Конечно же, трудно ожидать, чтобы все страшные истории целиком укладывались в какую бы то ни было схему. Творческий процесс не бывает ровным, и даже в блестящей прозе встречаются невыразительные места. И потом, то, что вызывает наибольший страх у читателя, у автора выходит, как правило, непроизвольно, появляясь в виде ярких эпизодов, рассеянных по всему полю произведения, общий характер которого может быть совершенно иного свойства. Атмосфера важнее всего, ибо окончательным критерием достоверности служит не закрученность сюжета, а создание адекватного впечатления.

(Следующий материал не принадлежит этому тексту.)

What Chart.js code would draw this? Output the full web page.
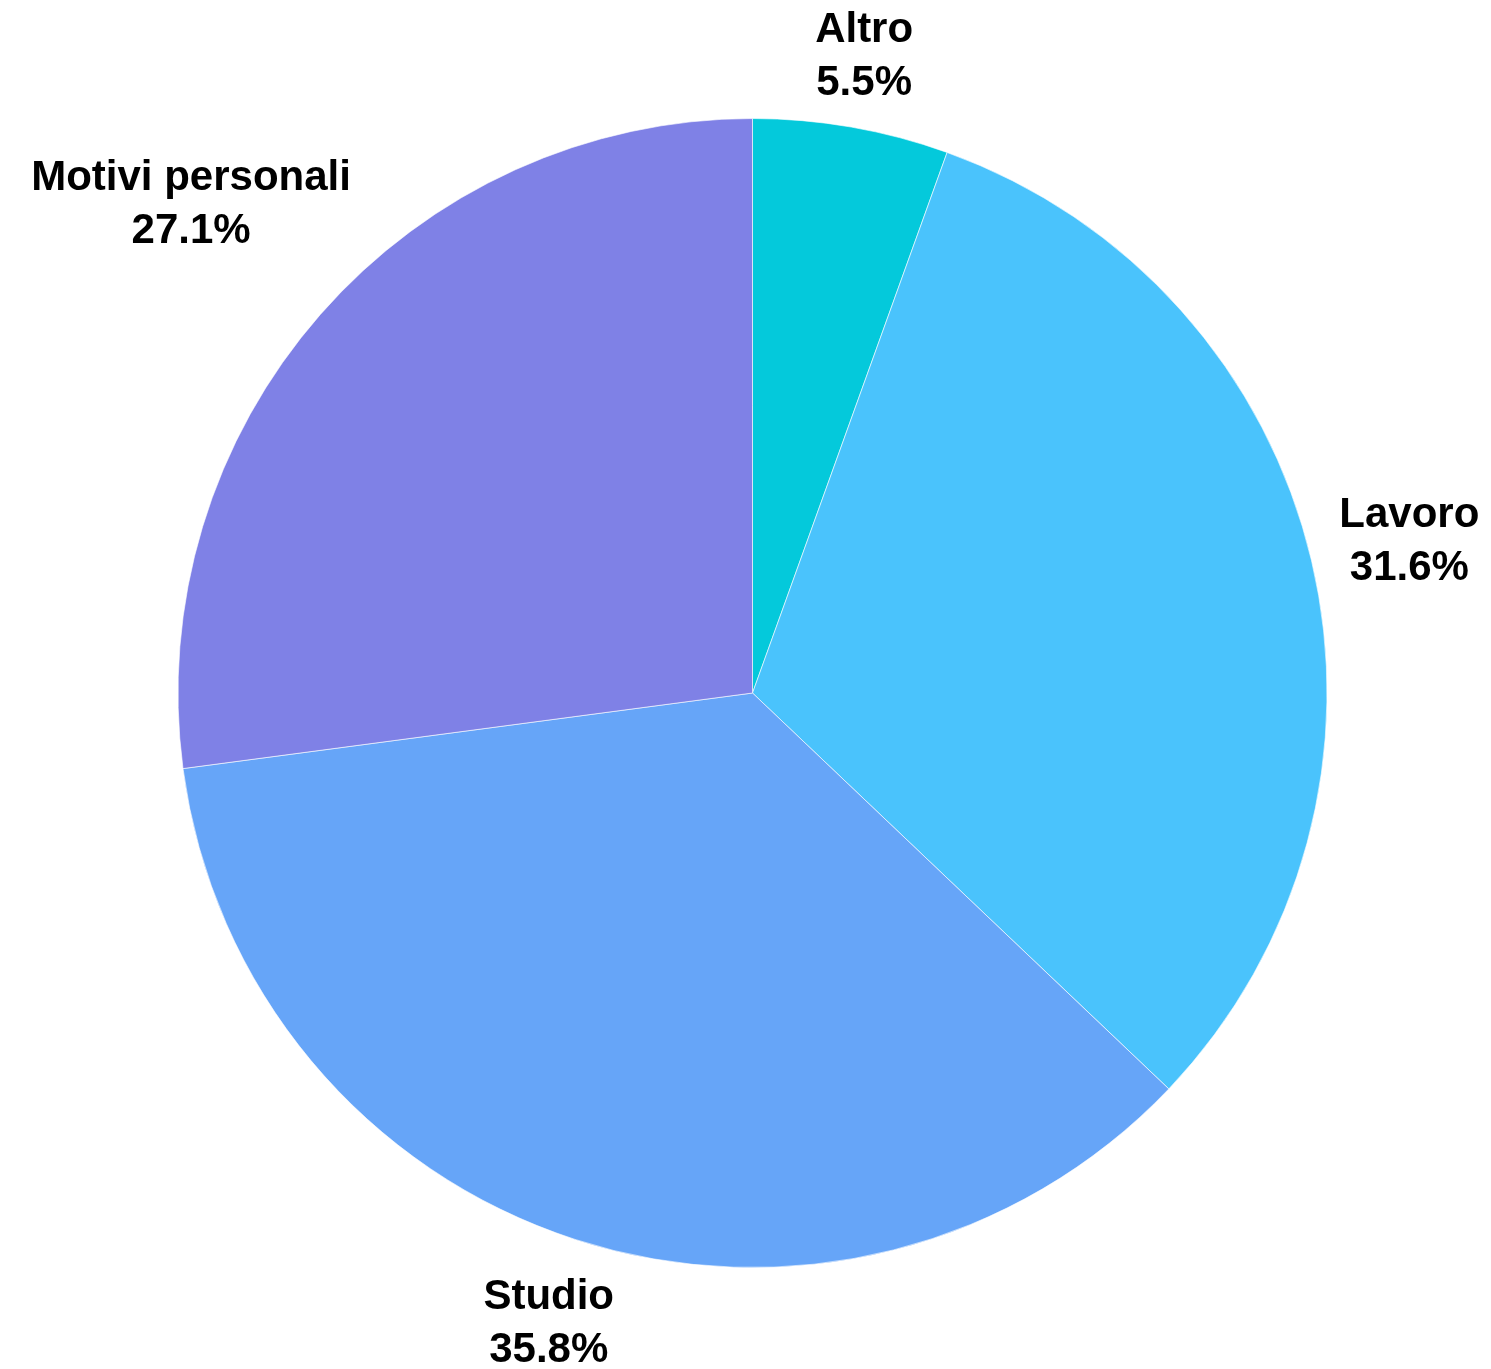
<!DOCTYPE html>
<html>
<head>
<meta charset="utf-8">
<script src="https://cdn.jsdelivr.net/npm/chart.js@4/dist/chart.umd.min.js"></script>
<style>
  html, body { margin: 0; padding: 0; background: #fff; }
  #wrap { width: 1491px; height: 1369px; position: relative; }
</style>
</head>
<body>
<div id="wrap"><canvas id="chart"></canvas></div>
<script>
const labels = ["Altro", "Lavoro", "Studio", "Motivi personali"];
const values = [5.5, 31.6, 35.8, 27.1];
const colors = ["#04C9DB", "#4AC3FC", "#66A5F8", "#7F81E6"];

// etichette fuori dalla torta, spinte in base alla larghezza del testo
const outsideLabels = {
  id: "outsideLabels",
  afterDatasetsDraw(chart) {
    const ctx = chart.ctx;
    const meta = chart.getDatasetMeta(0);
    const fontSize = 42;
    const lineH = 53;
    ctx.save();
    ctx.font = "bold " + fontSize + "px 'Liberation Sans', Arial, sans-serif";
    ctx.fillStyle = "#000";
    ctx.textAlign = "center";
    ctx.textBaseline = "middle";
    meta.data.forEach((arc, i) => {
      const p = arc.getProps(["x", "y", "startAngle", "endAngle", "outerRadius"], true);
      const mid = (p.startAngle + p.endAngle) / 2;
      const lines = [labels[i], values[i].toFixed(1) + "%"];
      const halfW = Math.max(...lines.map(t => ctx.measureText(t).width)) / 2;
      const halfH = 45;
      const c = Math.cos(mid), s = Math.sin(mid);
      const dist = p.outerRadius + 22 + halfW * Math.abs(c) + halfH * Math.abs(s);
      const cx = p.x + c * dist;
      const cy = p.y + s * dist + 4;
      ctx.fillText(lines[0], cx, cy - lineH / 2);
      ctx.fillText(lines[1], cx, cy + lineH / 2);
    });
    ctx.restore();
  }
};

new Chart(document.getElementById("chart"), {
  type: "pie",
  data: {
    labels: labels,
    datasets: [{
      data: values,
      backgroundColor: colors,
      borderColor: "rgba(255,255,255,0.6)",
      borderWidth: 1
    }]
  },
  options: {
    responsive: true,
    maintainAspectRatio: false,
    animation: false,
    layout: { padding: { left: 176, right: 162, top: 118, bottom: 101 } },
    plugins: {
      legend: { display: false },
      tooltip: { enabled: false }
    }
  },
  plugins: [outsideLabels]
});
</script>
</body>
</html>
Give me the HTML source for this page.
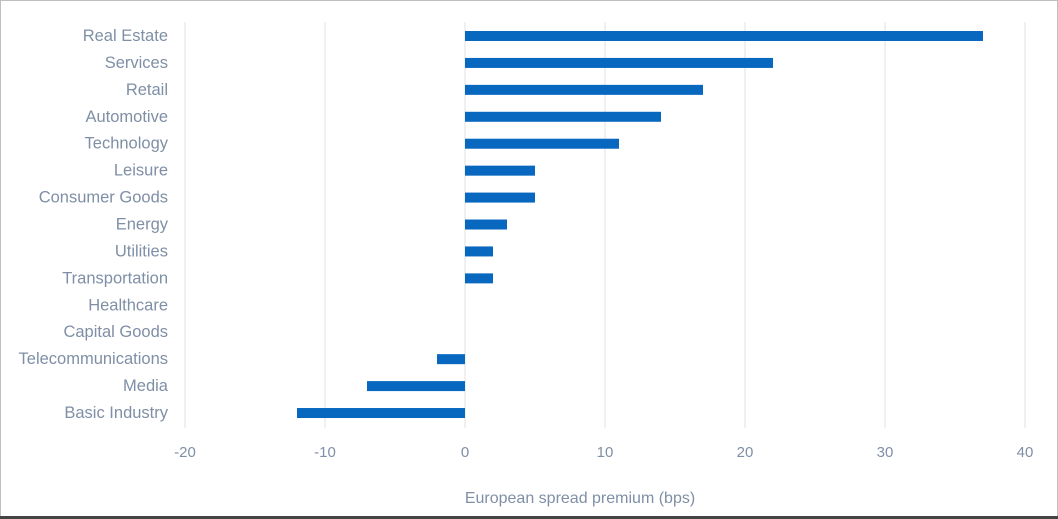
<!DOCTYPE html>
<html><head><meta charset="utf-8"><style>
body{margin:0;background:#fff;}
svg{display:block;font-family:"Liberation Sans",sans-serif;}
</style></head><body>
<svg id="c" width="1058" height="519">
<rect x="0.5" y="0.5" width="1057" height="517" fill="#fff" stroke="#bfbfbf"/>
<line x1="0" y1="517.5" x2="1058" y2="517.5" stroke="#444" stroke-width="3"/>
<g id="grid"></g><g id="bars"></g><g id="labels"></g><g id="ticks"></g>
<text x="580" y="503" text-anchor="middle" font-size="16" fill="#7f8fa6">European spread premium (bps)</text>
</svg>
<script>
const categories=["Real Estate","Services","Retail","Automotive","Technology","Leisure","Consumer Goods","Energy","Utilities","Transportation","Healthcare","Capital Goods","Telecommunications","Media","Basic Industry"];
const values=[37,22,17,14,11,5,5,3,2,2,0,0,-2,-7,-12];
const tickValues=[-20,-10,0,10,20,30,40];
const ns="http://www.w3.org/2000/svg";
const x=v=>465+v*14;
const y=i=>36+i*26.93;
function mk(t,a,p){const e=document.createElementNS(ns,t);for(const k in a)e.setAttribute(k,a[k]);p.appendChild(e);return e;}
const G=document.getElementById('grid'),B=document.getElementById('bars'),L=document.getElementById('labels'),T=document.getElementById('ticks');
tickValues.forEach(v=>{
 const l=mk('line',{x1:x(v),x2:x(v),y1:22,y2:428,stroke:'#e0e0e0','stroke-width':1},G);
 
 
 const t=mk('text',{x:x(v),y:457,'text-anchor':'middle','font-size':15,fill:'#7f8fa6'},T);
 t.textContent=v;
 
 
});
categories.forEach((c,i)=>{
 const v=values[i];
 const r=mk('rect',{x:Math.min(x(0),x(v)),y:y(i)-5,width:Math.abs(x(v)-x(0)),height:10,fill:'#0868c0'},B);
 
 
 const t=mk('text',{x:168,y:y(i)+5,'text-anchor':'end','font-size':16.5,fill:'#7f8fa6'},L);
 t.textContent=c;
 
 
});
</script>
</body></html>
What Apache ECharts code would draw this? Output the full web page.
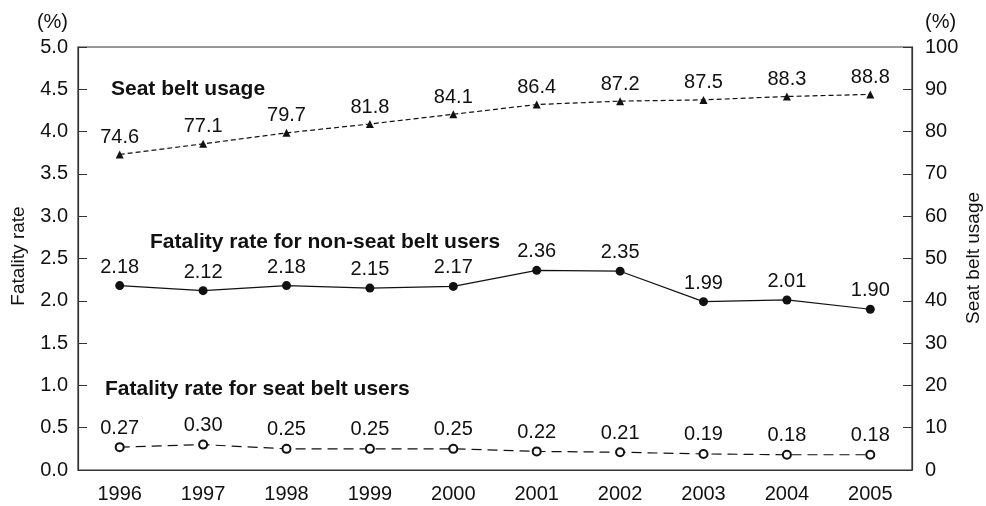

Само собой разумеется, что, когда страшная история предназначена для поучения или нравоучения и когда описываемые в ней ужасы в конечном счете получают естественное объяснение, мы не можем назвать ее подлинным образцом литературы космического ужаса; однако нельзя отрицать и того факта, что в произведениях подобного рода порой встречаются эпизоды, пропитанные той атмосферой, что удовлетворяет самым строгим требованиям к литературе о сверхъестественном. А это значит, что мы должны оценивать вещь не по авторскому замыслу и не по хитросплетениям сюжета, а по тому эмоциональному накалу, которого она достигает в своих наименее реалистических сценах. Пассажи, проникнутые надлежащим настроением, сами по себе могут рассматриваться как полноценный вклад в литературу ужасов, к какой бы прозе они в конечном счете не относились. Определить, имеем ли мы дело с подлинно ужасным, довольно несложно: если читателя охватывает чувство запредельного страха и он начинает с замиранием сердца прислушиваться, не хлопают ли где черные крылья злобных демонов, не скребутся ли в окно богомерзкие пришельцы из расположенных за гранью вселенной миров, то перед нами настоящий рассказ ужасов, и чем полнее и цельнее передана в нем эта атмосфера, тем более высоким произведением искусства в своем жанре он является.